Caranua further stated that on foot of the applicant’s contentions that further records should exist, it asked its IT Department to conduct a search in Caranua's email archive, using the applicant's email address, her full name, and her first and second name separately. It stated that there were three application advisors identified by Caranua that had been in contact with the applicant, and that the searches were focused on their particular email accounts in the archive but no further records were found. It stated that a supplementary search was carried out for hard copy records and that a small file containing 40 records was found, 39 of which had previously been released. However, the file contained one record that had not been uploaded to the CRM system and this was subsequently released. It stated that the record in question may not have been logged on the CRM system as there was no identifying information on it.
In essence, it is now Caranua's position that no further relevant records can be found after all reasonable steps have been taken to ascertain their whereabouts. Section 15(1)(a) does not require absolute certainty as to the existence or location of records as, unfortunately, situations occasionally arise where records are lost, destroyed, or simply cannot be found. What the section requires is that the public body concerned takes all reasonable steps to locate relevant records. Public bodies are not required to search indefinitely for records in response to an FOI request. Furthermore, while the applicant is of the view that further records should exist, she has presented no evidence to support that view.
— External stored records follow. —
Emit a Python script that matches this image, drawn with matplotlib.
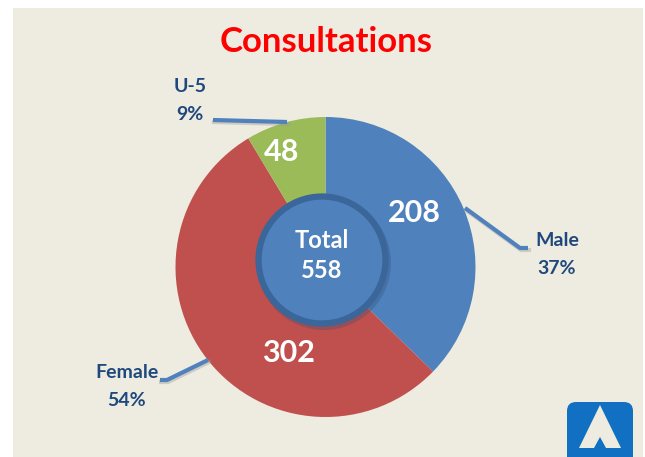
import numpy as np
import matplotlib.pyplot as plt
from matplotlib.patches import Circle, Rectangle, FancyBboxPatch, Polygon

plt.rcParams['font.family'] = ['Lato', 'DejaVu Sans']

# données
categories = ["Male", "Female", "U-5"]
valeurs = [208, 302, 48]
pourcentages = ["37%", "54%", "9%"]
couleurs = ["#4F81BD", "#C0504D", "#9BBB59"]
total = sum(valeurs)

W, H = 645, 457
fig = plt.figure(figsize=(W / 100, H / 100), dpi=100)
ax = fig.add_axes([0, 0, 1, 1])

# fond beige
ax.add_patch(Rectangle((13, 0), 630, H - 8, facecolor="#EEEBE0", edgecolor="none", zorder=0))

cx, cy = 325.5, H - 267
R = 150
wedges, _ = ax.pie(valeurs, colors=couleurs, startangle=90, counterclock=False,
                   center=(cx, cy), radius=R, frame=True,
                   wedgeprops=dict(edgecolor="none"))
ax.set_xlim(0, W)
ax.set_ylim(0, H)
ax.set_aspect('equal')
ax.axis('off')

# valeurs dans les parts
pos_valeurs = [(414, 213), (288, 353), (282, 152)]
for v, (x, y) in zip(valeurs, pos_valeurs):
    ax.text(x, H - y, str(v), color="white", fontsize=22, fontweight="bold",
            ha="center", va="center", zorder=5)

# cercle central
ccx, ccy = 322, H - 260
ax.add_patch(Circle((ccx + 2, ccy - 3), 67, facecolor="#2F4F75", alpha=0.3, edgecolor="none", zorder=3))
ax.add_patch(Circle((ccx, ccy), 63.5, facecolor="#4F81BD", edgecolor="#3A6699", linewidth=4.5, zorder=4))
ax.text(ccx, H - 240, "Total", color="white", fontsize=17, fontweight="bold",
        ha="center", va="center", zorder=5)
ax.text(ccx, H - 270, str(total), color="white", fontsize=17, fontweight="bold",
        ha="center", va="center", zorder=5)

# lignes de rappel
lignes = [
    [(465, 208), (520, 248), (528, 248)],
    [(208, 360), (167, 380), (160, 380)],
    [(287, 122), (213, 120)],
]
for pts in lignes:
    xs = [p[0] for p in pts]
    ys = [H - p[1] for p in pts]
    ax.plot([x + 1 for x in xs], [y - 2 for y in ys], color="#999999", lw=3, alpha=0.4, zorder=2)
    ax.plot(xs, ys, color="#4F81BD", lw=3, solid_capstyle="butt", zorder=2)

pos_etiquettes = [(557, 241), (127, 372), (190, 86)]
for c, p, (x, y) in zip(categories, pourcentages, pos_etiquettes):
    ax.text(x, H - y, c, color="#1F497D", fontsize=14, fontweight="bold",
            ha="center", va="center", zorder=5)
    ax.text(x, H - y - 28, p, color="#1F497D", fontsize=14, fontweight="bold",
            ha="center", va="center", zorder=5)

# titre
ax.text(326, H - 42, "Consultations", color="#FF0000", fontsize=25, fontweight="bold",
        ha="center", va="center")

# logo
ax.add_patch(FancyBboxPatch((567, -20), 66, 75, boxstyle="round,pad=0,rounding_size=9",
                            facecolor="#1170C2", edgecolor="none", zorder=5))
ax.add_patch(Polygon([(600, 52), (579, 9), (594, 9), (600, 20), (606, 9), (621, 9)],
                     closed=True, facecolor="#EEEBE0", edgecolor="none", zorder=6))

fig.savefig("out.png", dpi=100)
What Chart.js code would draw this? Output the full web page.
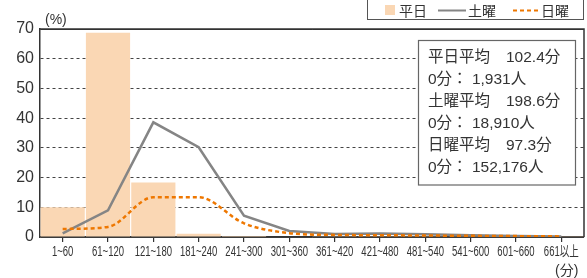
<!DOCTYPE html>
<html>
<head>
<meta charset="utf-8">
<script src="https://cdn.jsdelivr.net/npm/chart.js@4/dist/chart.umd.min.js"></script>
<style>
html,body{margin:0;padding:0;background:#fff}
#wrap{width:587px;height:278px}
</style>
</head>
<body>
<div id="wrap"><canvas id="chart" width="587" height="278"></canvas></div>
<script>
var categories=["1~60","61~120","121~180","181~240","241~300","301~360","361~420","421~480","481~540","541~600","601~660","661以上"];
var weekday=[10.0,68.7,18.3,1.1,0.3,0.2,0.1,0.1,0.1,0.1,0.1,0.1];
var saturday=[1.2,9.0,38.6,30.2,7.2,2.0,1.0,1.2,0.9,0.6,0.3,0.2];
var sunday=[2.7,3.4,13.4,13.4,4.6,1.3,0.7,0.6,0.5,0.4,0.3,0.2];
var seriesNames=["平日","土曜","日曜"];
var noteLines=[["平日平均","102.4分"],["0分： 1,931人",""],["土曜平均","198.6分"],["0分： 18,910人",""],["日曜平均","97.3分"],["0分： 152,176人",""]];

var txtColor="#333";
var cjk="'Noto Sans CJK JP'";
var latin="'Liberation Sans', 'Noto Sans CJK JP', sans-serif";

var decor={
	id:'decor',
	beforeDatasetsDraw:function(chart) {
		var a=chart.chartArea, ctx=chart.ctx;
		ctx.save();
		ctx.strokeStyle="#333";
		ctx.lineWidth=1.5;
		ctx.beginPath();
		ctx.moveTo(a.left, a.top);
		ctx.lineTo(a.right, a.top);
		ctx.lineTo(a.right, a.bottom);
		ctx.stroke();
		ctx.restore();
	},
	afterDraw:function(chart) {
		var ctx=chart.ctx, ds=chart.data.datasets;
		var xs=chart.scales.x;
		ctx.save();
		// condensed category labels, placed by the x scale
		ctx.fillStyle=txtColor;
		ctx.font="14px "+latin;
		ctx.textAlign="center";
		ctx.textBaseline="middle";
		for (var k=0; k<chart.data.labels.length; k++) {
			var px=xs.getPixelForTick(k);
			ctx.save();
			ctx.translate(px, xs.top+15);
			ctx.scale(0.68, 1);
			ctx.fillText(chart.data.labels[k], 0, 0);
			ctx.restore();
		}

		// legend box
		ctx.textAlign="left";
		ctx.fillStyle="#fff";
		ctx.fillRect(367, -5, 216, 24);
		ctx.strokeStyle="#555";
		ctx.lineWidth=1;
		ctx.strokeRect(367.5, -5, 216, 24.5);
		ctx.font="14px "+cjk;
		ctx.fillStyle=ds[0].backgroundColor;
		ctx.fillRect(385, 5, 10, 10);
		ctx.fillStyle=txtColor;
		ctx.fillText(seriesNames[0], 399, 10.5);
		ctx.strokeStyle=ds[1].borderColor;
		ctx.lineWidth=2;
		ctx.beginPath(); ctx.moveTo(438, 10.5); ctx.lineTo(466, 10.5); ctx.stroke();
		ctx.fillText(seriesNames[1], 468, 10.5);
		ctx.strokeStyle=ds[2].borderColor;
		ctx.setLineDash([4,3]);
		ctx.beginPath(); ctx.moveTo(513, 10.5); ctx.lineTo(541, 10.5); ctx.stroke();
		ctx.setLineDash([]);
		ctx.fillText(seriesNames[2], 541, 10.5);

		// info box
		ctx.fillStyle="#fff";
		ctx.fillRect(418, 40, 157, 145);
		ctx.strokeStyle="#666";
		ctx.lineWidth=1.2;
		ctx.strokeRect(418.5, 40.5, 157, 144.5);
		ctx.fillStyle=txtColor;
		ctx.font="15.5px "+latin;
		for (var i=0; i<noteLines.length; i++) {
			var y=58+22*i;
			ctx.fillText(noteLines[i][0], 428, y);
			if (noteLines[i][1]) ctx.fillText(noteLines[i][1], 506, y);
		}

		// units
		ctx.font="14px "+latin;
		ctx.fillText("(%)", 45, 20);
		ctx.fillText("(分)", 555, 271);
		ctx.restore();
	}
};

window.onload=function() {
	var ctx=document.getElementById('chart').getContext('2d');
	new Chart(ctx, {
		type:'bar',
		data:{
			labels:categories,
			datasets:[
				{
					type:'bar',
					label:seriesNames[0],
					data:weekday,
					backgroundColor:"#FAD7B4",
					borderWidth:0,
					barPercentage:0.975,
					categoryPercentage:1,
					order:3
				},
				{
					type:'line',
					label:seriesNames[1],
					data:saturday,
					borderColor:"#858585",
					borderWidth:2.5,
					pointRadius:0,
					tension:0,
					order:2
				},
				{
					type:'line',
					label:seriesNames[2],
					data:sunday,
					borderColor:"#EE7700",
					borderWidth:2.5,
					borderDash:[4,3],
					pointRadius:0,
					cubicInterpolationMode:'monotone',
					order:1
				}
			]
		},
		options:{
			responsive:false,
			animation:false,
			layout:{padding:{top:29, right:3, left:0, bottom:0}},
			plugins:{legend:{display:false}, tooltip:{enabled:false}},
			scales:{
				x:{
					offset:true,
					afterFit:function(s) { s.height=41; },
					grid:{offset:false, drawOnChartArea:false, drawTicks:true, tickLength:5, color:"#333", lineWidth:1.2},
					border:{display:true, color:"#333", width:1.5},
					ticks:{color:"rgba(0,0,0,0)", padding:4, maxRotation:0, autoSkip:false,
						font:{family:latin, size:10}}
				},
				y:{
					min:0, max:70,
					afterFit:function(s) { s.width=40; },
					grid:{drawTicks:false, color:function(c) { return c.tick && c.tick.value==70 ? "#333" : "#444"; }, lineWidth:1},
					border:{display:true, color:"#333", width:1.5,
						dash:function(c) { return (c.tick && c.tick.value>0 && c.tick.value<70) ? [3,3] : []; }},
					ticks:{stepSize:10, color:txtColor, padding:6, font:{family:latin, size:16}}
				}
			}
		},
		plugins:[decor]
	});
}
</script>
</body>
</html>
In the circumstances, having regard to the details of the searches conducted by Caranua as outlined above, I am satisfied that it has taken all reasonable steps to locate all relevant records sought by the applicant. I find, therefore, that Caranua was justified in its decision to refuse the applicant's request for access to further relevant records on the ground that they do not exist or cannot be found after all reasonable steps have been taken to ascertain their whereabouts.
Having carried out a review under section 22(2) of the Freedom of Information Act 2014, I hereby affirm the decision of Caranua in this case.
Section 24 of the FOI Act sets out detailed provisions for an appeal to the High Court by a party to a review, or any other person affected by the decision. In summary, such an appeal, normally on a point of law, must be initiated not later than four weeks after notice of the decision was given to the person bringing the appeal.